Portugal’s education minister noted on Monday the “success” of cooperation with the Angolan government, highlighting the project on national exams, which will be extended from a pilot phase to cover 40,000 students.
João Costa was speaking to journalists in Luanda after a meeting with his counterpart Luísa Grilo, in which he congratulated the Angolan government on the steps being taken in the external evaluation of the Angolan education system, “an instrument for collecting data and being able to decide better”.
On cooperation between the two countries in the area of national exams, he said it had been “very successful” with “mutual learning”, which had made it possible in the pilot year (2022) and “in a very short time” to guarantee the quality of the process.
“In Portugal, where we started with national exams 25 years ago, it took us some time to have these quality standards,” he emphasised.
“We are going to take a leap in scale, moving from a pilot phase to a phase that will involve 40,000 students,” said the minister, considering it to be “a giant step”.
In May last year, Angola and Portugal signed a protocol for the pilot project, “Exames Nacionais Angola 2022,” in Portuguese and maths, covering 2,100 students and 250 education technicians trained by Portuguese teams.
“That is why this cooperation is so important, as Portugal brings consolidated experience, and we can see the development of a project of this size in a country that has a much larger territory and population than Portugal,” added the minister, who hopes to consolidate this work during his visit to Angola.
The Angolan education minister, Luísa Grilo, said that today’s meeting assessed the bilateral cooperation plan and outlined actions to be implemented in the next cooperation project.
On Wednesday, a symposium will be held in which the next steps in the cooperation programme with Portugal will be analysed, and in which the Portuguese minister will also participate at the end of his three-day visit to Angola.
One of the main issues under analysis will be the National Reading Plan, Grilo said.
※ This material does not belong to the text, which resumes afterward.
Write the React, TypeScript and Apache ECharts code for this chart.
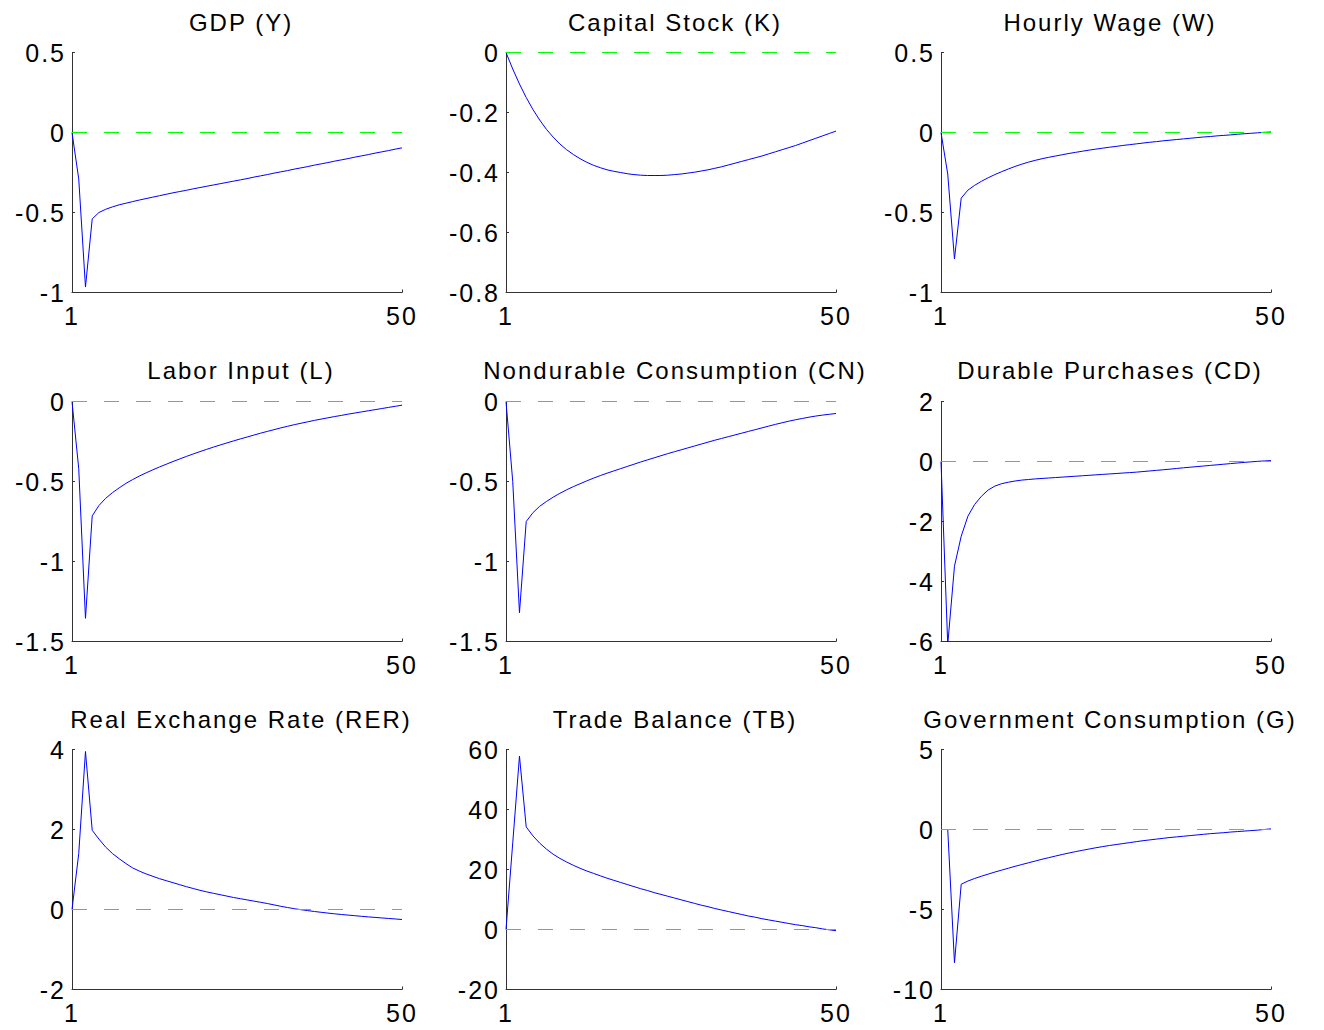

In the field of national exams, the Angolan minister noted that appropriate technological equipment was needed, specifically computers, to grade exams quickly.
“Last year, we had a pilot, and this year we will start to expand with 40,000 students taking the exam. We need to create the necessary conditions and still have the support of Portugal, especially in the logistical organisation, which is not a very easy task.
The exams are aimed at transition classes in Angolan general education, namely 6th (end of primary education), 9th (end of the first cycle) and 12th (end of the second cycle).
As well as Portuguese and mathematics, natural sciences and physics will now be introduced, she said.
Asked about the possibility that Angolan teachers might strike again on 16 January, Grilo said that negotiations were ongoing.
“So far, we are complying with what was signed in the minutes, we will see. We believe that there will be no need, we are working towards that,” she stressed.
The Angolan teachers have suspended the start of the third phase of the strike, which was scheduled to begin on 3 January, and have given a moratorium, until 16 January, for the ministry of education to present proposals on pay.
Angolan teachers have carried out two strike phases: the first between 21 and 30 November and the second between 6 and 16 December.
The National Union of Teachers (Sinprof) submitted its demands to the ministry of education in 2019, but so far, the parties have not reached an agreement.